I've been trying to help her out with quizzing, etc, but there is much of the stuff that even I don't know, especially when it comes to math and science.
Ok! I will call.
Yep. Now, it’s all about catering to the individual child and his/her special needs.
Kid can’t understand basic Algebra and we’re supposed to think she’s smart, lol.
You nailed it with *undisciplined*
Well said.
I think and have always thought that high school age students should decide their education path, with parental involvement. I know I wouldn’t allow my own kids to quit school at 14 unless there was some serious underlying reason. And when parents are really involved, we wouldn’t see too many quitting school at 14 anyway. They can always go back to school when they come to their senses or find an area they’re interested in, etc.
This is one of the reasons I support tracks/levels.
When I was 14, I had no idea what I wanted to do and hated school other than the social part of school :) When I was 15, I knew what I didn’t want to be or do, thus school/learning became important to me.
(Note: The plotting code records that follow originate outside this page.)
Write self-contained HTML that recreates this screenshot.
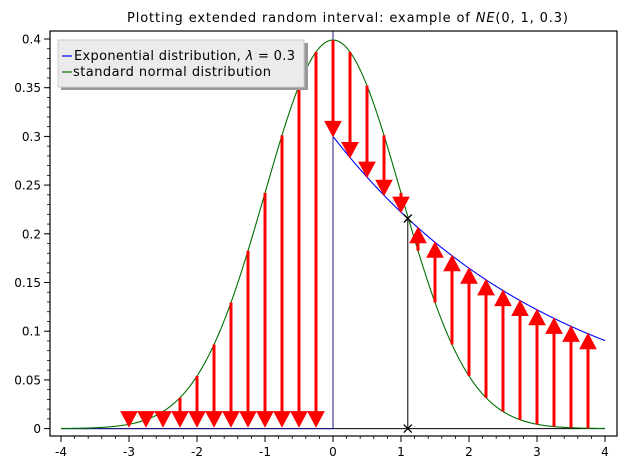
<!DOCTYPE html>
<html><head><meta charset="utf-8"><style>
body{margin:0;background:#fff}
svg{display:block;font-family:"DejaVu Sans","Liberation Sans",sans-serif}
</style></head><body>
<svg id="chart" width="630" height="470" viewBox="0 0 630 470" xmlns="http://www.w3.org/2000/svg">
<rect width="630" height="470" fill="#fff"/>
<text x="127" y="22" font-size="13" textLength="441" lengthAdjust="spacing">Plotting extended random interval: example of <tspan font-style="italic">NE</tspan>(0, 1, 0.3)</text>
<g id="plot"></g>
</svg>
<script>
const lambda = 0.3;
const xTicks = [-4,-3,-2,-1,0,1,2,3,4];
const xTickLabels = ["-4","-3","-2","-1","0","1","2","3","4"];
const yTicks = [0,0.05,0.1,0.15,0.2,0.25,0.3,0.35,0.4];
const yTickLabels = ["0","0.05","0.1","0.15","0.2","0.25","0.3","0.35","0.4"];
const downX = [-3,-2.75,-2.5,-2.25,-2,-1.75,-1.5,-1.25,-1,-0.75,-0.5,-0.25];
const downFrom = [0.0044,0.0091,0.0175,0.0317,0.054,0.0863,0.1295,0.1826,0.242,0.3011,0.3521,0.3867];
const downTo = [0,0,0,0,0,0,0,0,0,0,0,0];
const midX = [0,0.25,0.5,0.75,1];
const midFrom = [0.3989,0.3867,0.3521,0.3011,0.242];
const midTo = [0.3,0.2783,0.2582,0.2396,0.2222];
const upX = [1.25,1.5,1.75,2,2.25,2.5,2.75,3,3.25,3.5,3.75];
const upFrom = [0.1826,0.1295,0.0863,0.054,0.0317,0.0175,0.0091,0.0044,0.002,0.0009,0.0004];
const upTo = [0.2062,0.1913,0.1775,0.1646,0.1527,0.1417,0.1315,0.122,0.1132,0.105,0.0974];
const crossX = 1.1, crossY = 0.2157;

const NS="http://www.w3.org/2000/svg";
const g=document.getElementById('plot');
const X0=333, XS=68, Y0=428.6, YS=974;
const sx=v=>X0+v*XS, sy=v=>Y0-v*YS;
function mk(tag,attrs,parent){const e=document.createElementNS(NS,tag);for(const k in attrs)e.setAttribute(k,attrs[k]);(parent||g).appendChild(e);return e;}

for(let i=-20;i<=20;i++){const v=i*0.2;const t=mk('line',{x1:sx(v),x2:sx(v),y1:436,y2:439,stroke:'#000','stroke-width':0.8});

}
for(let i=0;i<=40;i++){const v=i*0.01;const t=mk('line',{x1:47,x2:50,y1:sy(v),y2:sy(v),stroke:'#000','stroke-width':0.8});

}
xTicks.forEach((v,i)=>{const t=mk('line',{x1:sx(v),x2:sx(v),y1:436,y2:442,stroke:'#000','stroke-width':1});


const l=mk('text',{x:sx(v),y:456,'font-size':12,'text-anchor':'middle'});l.textContent=xTickLabels[i];

});
yTicks.forEach((v,i)=>{const t=mk('line',{x1:44,x2:50,y1:sy(v),y2:sy(v),stroke:'#000','stroke-width':1});


const l=mk('text',{x:41,y:sy(v)+4.5,'font-size':12,'text-anchor':'end'});l.textContent=yTickLabels[i];

});

let pn='',pe='';
for(let i=0;i<=400;i++){const x=-4+i*0.02;const y=Math.exp(-x*x/2)/Math.sqrt(2*Math.PI);pn+=(i?'L':'M')+sx(x).toFixed(2)+','+sy(y).toFixed(2);}
for(let i=0;i<=200;i++){const x=i*0.02;const y=lambda*Math.exp(-lambda*x);pe+=(i?'L':'M')+sx(x).toFixed(2)+','+sy(y).toFixed(2);}
let ax=mk('line',{x1:sx(-4),x2:sx(0),y1:sy(0),y2:sy(0),stroke:'#1a1a80','stroke-width':1.2});


ax=mk('line',{x1:sx(0),x2:sx(4),y1:sy(0),y2:sy(0),stroke:'#000','stroke-width':1});


ax=mk('line',{x1:sx(0),x2:sx(0),y1:31,y2:sy(0),stroke:'#1a1a80','stroke-width':1});


const cn=mk('path',{d:pn,fill:'none',stroke:'#007000','stroke-width':1.1});


const ce=mk('path',{d:pe,fill:'none',stroke:'#0000ff','stroke-width':1.1});



function arrow(x,y1,y2,name){
  const grp=mk('g',{});
  
  
  const X=sx(x),A=sy(y1),B=sy(y2);const dir=B>A?1:-1;const hb=B-dir*15;
  mk('line',{x1:X,x2:X,y1:A,y2:hb,stroke:'#f00','stroke-width':3},grp);
  mk('polygon',{points:`${X-8},${hb} ${X+8},${hb} ${X},${B}`,fill:'#f00',stroke:'#f00','stroke-width':1},grp);
}
downX.forEach((x,i)=>arrow(x,downFrom[i],downTo[i]+0.002,'down-arrow'));
midX.forEach((x,i)=>arrow(x,midFrom[i],midTo[i],'down-arrow'));
upX.forEach((x,i)=>arrow(x,upFrom[i],upTo[i],'up-arrow'));

const vl=mk('line',{x1:sx(crossX),x2:sx(crossX),y1:sy(crossY),y2:sy(0),stroke:'#000','stroke-width':1});


[[crossX,crossY],[crossX,0]].forEach(p=>{const X=sx(p[0]),Y=sy(p[1]);
const m=mk('path',{d:`M${X-4},${Y-4}L${X+4},${Y+4}M${X-4},${Y+4}L${X+4},${Y-4}`,stroke:'#000','stroke-width':1.3});

});

const fr=mk('rect',{x:50,y:31,width:567,height:405,fill:'none',stroke:'#000','stroke-width':1.2});



const lg=mk('g',{});


mk('rect',{x:61,y:43,width:247,height:47,fill:'#999'},lg);
mk('rect',{x:58,y:40,width:246,height:47,fill:'#ebebeb',stroke:'#ccc','stroke-width':1},lg);
mk('line',{x1:62,x2:72,y1:56,y2:56,stroke:'#0000ff','stroke-width':1.2},lg);
mk('line',{x1:62,x2:72,y1:72,y2:72,stroke:'#007000','stroke-width':1.2},lg);
let t=mk('text',{x:74,y:60,'font-size':13,textLength:221,lengthAdjust:'spacing'},lg);t.innerHTML='Exponential distribution, <tspan font-style="italic">λ</tspan> = 0.3';


t=mk('text',{x:73,y:76,'font-size':13,textLength:198,lengthAdjust:'spacing'},lg);t.textContent='standard normal distribution';


</script>
</body></html>
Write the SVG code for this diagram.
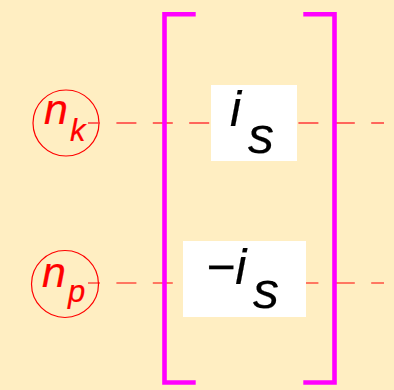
<svg xmlns="http://www.w3.org/2000/svg" width="394" height="390" viewBox="0 0 394 390">
<style>
.node{fill:none;stroke:#ff0000;stroke-width:1.2}
.nt{font-family:"Liberation Sans",Arial,sans-serif;font-style:italic;fill:#ff0000;stroke:#ff0000;stroke-width:0.2}
.mt{font-family:"Liberation Sans",Arial,sans-serif;font-style:italic;fill:#000000;stroke:#000000;stroke-width:0.2}
.dash{stroke-width:1.5;stroke-dasharray:20 16.4;fill:none}
.br{fill:none;stroke:#ff00ff;stroke-width:4.6;stroke-linejoin:miter;stroke-linecap:butt}
.box{fill:#ffffff}
</style>
<rect width="394" height="390" fill="#ffeec2"/>
<g id="nk">
<circle class="node" cx="66" cy="123" r="33"/>
<text class="nt" x="44" y="124" font-size="43">n</text>
<text class="nt" x="70" y="141" font-size="31">k</text>
</g>
<g id="np">
<circle class="node" cx="65" cy="284" r="33.5"/>
<text class="nt" x="42" y="287" font-size="43">n</text>
<text class="nt" x="68" y="302" font-size="31">p</text>
</g>
<g id="connectors">
<line class="dash" x1="88" y1="123" x2="384" y2="123" stroke="#ff3a3a" stroke-dashoffset="8"/>
<line class="dash" x1="88" y1="283" x2="384" y2="283" stroke="#ff0000" stroke-dashoffset="8" style="stroke-width:1.2"/>
</g>
<g id="bracket-left"><path class="br" d="M195.7,14.2 H164.5 V382.5 H195.7"/></g>
<g id="bracket-right"><path class="br" d="M303.3,14.2 H334.5 V382.5 H303.3"/></g>
<g id="is">
<rect class="box" x="211" y="85" width="86" height="76"/>
<text class="mt" x="230" y="126" font-size="50">i</text>
<text class="mt" x="248" y="153" font-size="52">s</text>
</g>
<g id="minus-is">
<rect class="box" x="183" y="241" width="123" height="76"/>
<text class="mt" x="206" y="284" font-size="50">−i</text>
<text class="mt" x="253" y="308" font-size="52">s</text>
</g>
</svg>
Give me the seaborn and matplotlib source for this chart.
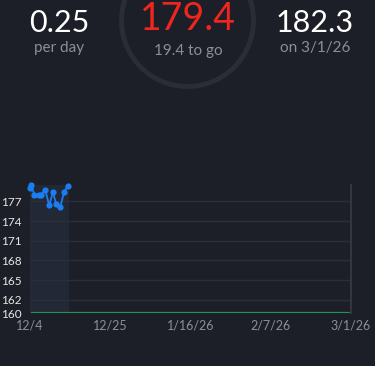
import matplotlib
matplotlib.use('Agg')
import matplotlib.pyplot as plt
from matplotlib.patches import Circle
import numpy as np
import pandas as pd
import seaborn as sns

# Data
days = [0.0, 0.3, 1.2, 2.5, 3.0, 4.1, 5.2, 6.2, 7.1, 8.2, 9.2, 10.3]
weights = [179.0, 179.5, 178.0, 178.0, 178.0, 178.8, 176.4, 178.4, 176.6, 176.1, 178.4, 179.4]
goal = 160
total_days = 87
x_tick_labels = ['12/4', '12/25', '1/16/26', '2/7/26', '3/1/26']
y_ticks = [160, 162, 165, 168, 171, 174, 177]

rate_text = '0.25'
current_text = '179.4'
to_go_text = '19.4 to go'
projected_text = '182.3'
projected_date = 'on 3/1/26'

bg = '#1c1f27'
grid_c = '#2c2f37'
blue = '#1a7df2'

sns.set_style('dark', {'axes.facecolor': bg, 'figure.facecolor': bg})
plt.rcParams['font.family'] = ['Lato', 'DejaVu Sans']

fig = plt.figure(figsize=(3.75, 3.66), dpi=100)
fig.patch.set_facecolor(bg)

# chart
ax = fig.add_axes([30 / 375, 53 / 366, 321 / 375, 128 / 366])
ax.set_facecolor(bg)
df = pd.DataFrame({'day': days, 'weight': weights})
ax.axvspan(0, days[-1], color='#222836', zorder=0)
sns.lineplot(data=df, x='day', y='weight', ax=ax, color=blue, marker='o',
             markersize=4.5, markeredgewidth=0, linewidth=1.3, zorder=3, clip_on=False)
ax.axhline(goal, color='#1f9556', linewidth=1.6, zorder=2)
ax.set_xlim(0, total_days)
ax.set_ylim(160, 179.5)
ax.set_yticks(y_ticks)
ax.set_xticks(np.linspace(0, total_days, len(x_tick_labels)))
ax.set_xticklabels(x_tick_labels)
for t in y_ticks[1:]:
    ax.axhline(t, color=grid_c, linewidth=1, zorder=1)
ax.grid(False)
ax.set_xlabel('')
ax.set_ylabel('')
ax.tick_params(axis='y', colors='#e6e6e6', labelsize=8.5, length=0, pad=6)
ax.tick_params(axis='x', colors='#8c8f96', labelsize=9, length=0, pad=5)
for s in ['top', 'bottom']:
    ax.spines[s].set_visible(False)
ax.spines['left'].set_color('#262a33')
ax.spines['right'].set_color('#33363e')
ax.spines['right'].set_linewidth(1.5)

# header overlay in pixel coordinates
top = fig.add_axes([0, 0, 1, 1], zorder=-1)
top.set_xlim(0, 375)
top.set_ylim(366, 0)
top.axis('off')
top.add_patch(Circle((187.5, 20.5), 66, fill=False, edgecolor='#2a2d35', linewidth=3.5))
top.text(59, 23, rate_text, color='white', fontsize=22, ha='center', va='center')
top.text(59, 48, 'per day', color='#8c8f96', fontsize=11, ha='center', va='center')
top.text(188, 19, current_text, color='#f0261e', fontsize=27, ha='center', va='center')
top.text(188, 51, to_go_text, color='#8c8f96', fontsize=11, ha='center', va='center')
top.text(315, 23, projected_text, color='white', fontsize=22, ha='center', va='center')
top.text(315, 48, projected_date, color='#8c8f96', fontsize=11, ha='center', va='center')

fig.savefig('out.png', dpi=100, facecolor=bg)
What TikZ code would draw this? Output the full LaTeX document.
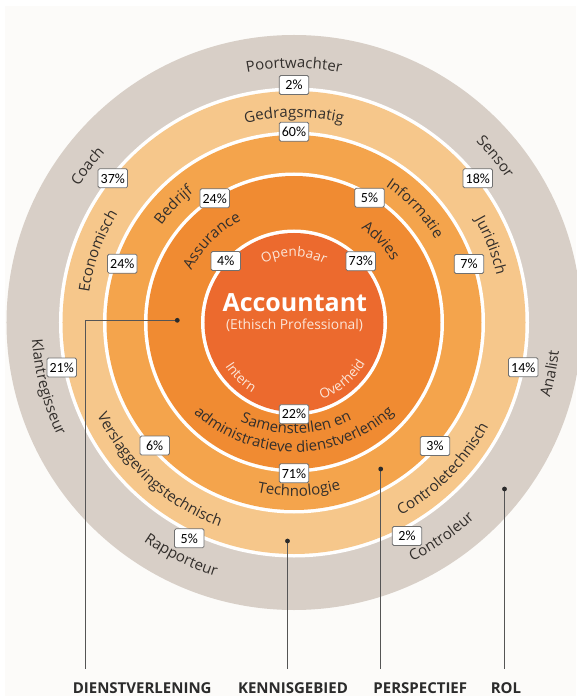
\documentclass[tikz,border=0pt]{standalone}
\usepackage{fontspec}
\setmainfont{Open Sans}
\newfontfamily\boxfont{Carlito}
\usetikzlibrary{decorations.text}
\definecolor{bgcol}{HTML}{FCFBF9}
\definecolor{rolcol}{HTML}{D8CFC7}
\definecolor{kencol}{HTML}{F6C78B}
\definecolor{percol}{HTML}{F4A44C}
\definecolor{diecol}{HTML}{F08B32}
\definecolor{acccol}{HTML}{EC6A2E}
\definecolor{ringtxt}{HTML}{332F2C}
\definecolor{inntxt}{HTML}{FCE6D8}
\definecolor{boxline}{HTML}{707070}
\definecolor{leadcol}{HTML}{555555}
\definecolor{labcol}{HTML}{2B2B2B}
\newcommand\ringfnt{\fontsize{15}{18}\selectfont}
\newcommand\innfnt{\fontsize{13.5}{16}\selectfont}
% top-style curved label: angle, mid radius, text, font, colour
\newcommand\arctop[5]{\path[decorate,decoration={text along path,text align=center,text color=#5,text={|#4|#3}}] ({#1+75}:{#2-4.5}) arc[start angle={#1+75},end angle={#1-75},radius={#2-4.5}];}
% bottom-style curved label
\newcommand\arcbot[5]{\path[decorate,decoration={text along path,text align=center,text color=#5,text={|#4|#3}}] ({#1-75}:{#2+4.5}) arc[start angle={#1-75},end angle={#1+75},radius={#2+4.5}];}
\tikzset{
  pbox/.style={draw=boxline,line width=0.8pt,fill=white,rounded corners=1.5pt,minimum width=29.5pt,minimum height=19pt,inner sep=0pt,font=\boxfont\fontsize{14}{14}\selectfont,text=black},
  leader/.style={draw=leadcol,line width=0.9pt},
  dotmark/.style={fill=labcol},
  catlabel/.style={font=\bfseries\fontsize{15}{18}\selectfont,text=labcol,anchor=base,inner sep=0pt}
}
\begin{document}
\begin{tikzpicture}[x=1pt,y=1pt]
\useasboundingbox (-294,-373.5) rectangle (282,322.5);
\fill[white] (-294,-373.5) rectangle (282,322.5);
\fill[bgcol] (-289,-373.5) rectangle (282,316.5);
% rings
\fill[rolcol] (0,0) circle (287.5);
\fill[white] (0,0) circle (235);
\fill[kencol] (0,0) circle (231.5);
\fill[white] (0,0) circle (191);
\fill[percol] (0,0) circle (187.5);
\fill[white] (0,0) circle (150);
\fill[diecol] (0,0) circle (146.5);
\fill[white] (0,0) circle (93);
\fill[acccol] (0,0) circle (89.5);
% ROL ring
\arctop{90}{259}{Poortwachter}{\ringfnt}{ringtxt}
\arctop{142.9}{258.8}{Coach}{\ringfnt}{ringtxt}
\arctop{39.5}{261}{Sensor}{\ringfnt}{ringtxt}
\arcbot{194.7}{258}{Klantregisseur}{\ringfnt}{ringtxt}
\arcbot{-11.2}{262}{Analist}{\ringfnt}{ringtxt}
\arcbot{244.2}{261}{Rapporteur}{\ringfnt}{ringtxt}
\arcbot{-55.5}{262}{Controleur}{\ringfnt}{ringtxt}
% KENNISGEBIED ring
\arctop{90}{209.5}{Gedragsmatig}{\ringfnt}{ringtxt}
\arctop{160}{211.5}{Economisch}{\ringfnt}{ringtxt}
\arctop{21.4}{212.5}{Juridisch}{\ringfnt}{ringtxt}
\arcbot{227.6}{213}{Verslaggevingstechnisch}{\ringfnt}{ringtxt}
\arcbot{-44.5}{216}{Controletechnisch}{\ringfnt}{ringtxt}
% PERSPECTIEF ring
\arctop{135.8}{168.7}{Bedrijf}{\ringfnt}{ringtxt}
\arctop{43.3}{168.7}{Informatie}{\ringfnt}{ringtxt}
\arcbot{-88.3}{169}{Technologie}{\ringfnt}{ringtxt}
% DIENSTVERLENING ring
\arctop{135.2}{119.5}{Assurance}{\ringfnt}{ringtxt}
\arctop{43.2}{120}{Advies}{\ringfnt}{ringtxt}
\begin{scope}[shift={(0,20)}]
\arcbot{-89}{126.5}{Samenstellen en}{\ringfnt}{ringtxt}
\arcbot{-90}{145}{administratieve dienstverlening}{\ringfnt}{ringtxt}
\end{scope}
% centre
\arctop{90}{70.5}{Openbaar}{\innfnt}{inntxt}
\arcbot{225.8}{77}{Intern}{\innfnt}{inntxt}
\arcbot{-50}{77.5}{Overheid}{\innfnt}{inntxt}
\node[font=\bfseries\fontsize{25}{28}\selectfont,text=white,anchor=base,inner sep=0pt] (acc) at (0.8,10.8) {Accountant};
\node[font=\fontsize{13.8}{16}\selectfont,text=inntxt,anchor=base,inner sep=0pt] (eth) at (0.5,-7.5) {(Ethisch Professional)};
% leader lines
\coordinate (dDie) at (-116.7,2.2);
\coordinate (kDie) at (-208.3,2.2);
\coordinate (eDie) at (-208.3,-346.5);
\coordinate (dKen) at (-6.5,-218.5);
\coordinate (eKen) at (-6.5,-346.5);
\coordinate (dPer) at (86.7,-146.5);
\coordinate (ePer) at (86.7,-346.5);
\coordinate (dRol) at (210.5,-166.5);
\coordinate (eRol) at (210.5,-346.5);
\draw[leader] (dDie) -- (kDie) -- (eDie);
\draw[leader] (dKen) -- (eKen);
\draw[leader] (dPer) -- (ePer);
\draw[leader] (dRol) -- (eRol);
\fill[dotmark] (dDie) circle (2.4);
\fill[dotmark] (dKen) circle (2.4);
\fill[dotmark] (dPer) circle (2.4);
\fill[dotmark] (dRol) circle (2.4);
\node[catlabel] (lDie) at (-151.8,-370.5) {DIENSTVERLENING};
\node[catlabel] (lKen) at (-1,-370.5) {KENNISGEBIED};
\node[catlabel] (lPer) at (126.3,-370.5) {PERSPECTIEF};
\node[catlabel] (lRol) at (212,-370.5) {ROL};
% percentage boxes
\node[pbox] (b2t) at (0,237.5) {2\%};
\node[pbox] (b37) at (-181.2,144.2) {37\%};
\node[pbox] (b18) at (183.8,144.2) {18\%};
\node[pbox] (b21) at (-232.3,-45) {21\%};
\node[pbox] (b14) at (229.3,-44.8) {14\%};
\node[pbox] (b5r) at (-104.7,-215.8) {5\%};
\node[pbox] (b2b) at (113,-213.5) {2\%};
\node[pbox] (b60) at (0,190.8) {60\%};
\node[pbox] (b24e) at (-171.7,58.8) {24\%};
\node[pbox] (b7) at (175,58.5) {7\%};
\node[pbox] (b6) at (-139.3,-123) {6\%};
\node[pbox] (b3) at (141,-123.5) {3\%};
\node[pbox] (b24b) at (-79.3,124.2) {24\%};
\node[pbox] (b5i) at (75.5,124.7) {5\%};
\node[pbox] (b71) at (0,-150.8) {71\%};
\node[pbox] (b4) at (-68.2,61.5) {4\%};
\node[pbox] (b73) at (66.8,61.3) {73\%};
\node[pbox] (b22) at (0,-91.7) {22\%};
\end{tikzpicture}
\end{document}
There’s tons of classes in high and college that serve me little today, other than pure enjoyment or analytical thinking skills ;) And then there are those classes, like Geometry, that I thought were useless as a 14 yr old and realize just how important they are today.
I’m all for allowing kids (and their parents) to dictate their schooling. Hey, if a 14 yr old freshmen wants to drop out, let him/her. Legally. It’s up to the parents to guide that kid not to drop out. And even if the kid did drop out, could realize the importance of an education.
Isn’t everything and anything another reason to homeschool?
**Government** does **not** know better than the parents whether an individual child needs for (Do you mean "four"?) more years of incarceration,confined behind a narrow desk, in the bowels of a prison-like government institution!
In addition, a more educated way to phrase the first statement would be, "...than the parents whether or not a particular child needs algebra." The original word order is not, however, a blatant, terribly offensive error.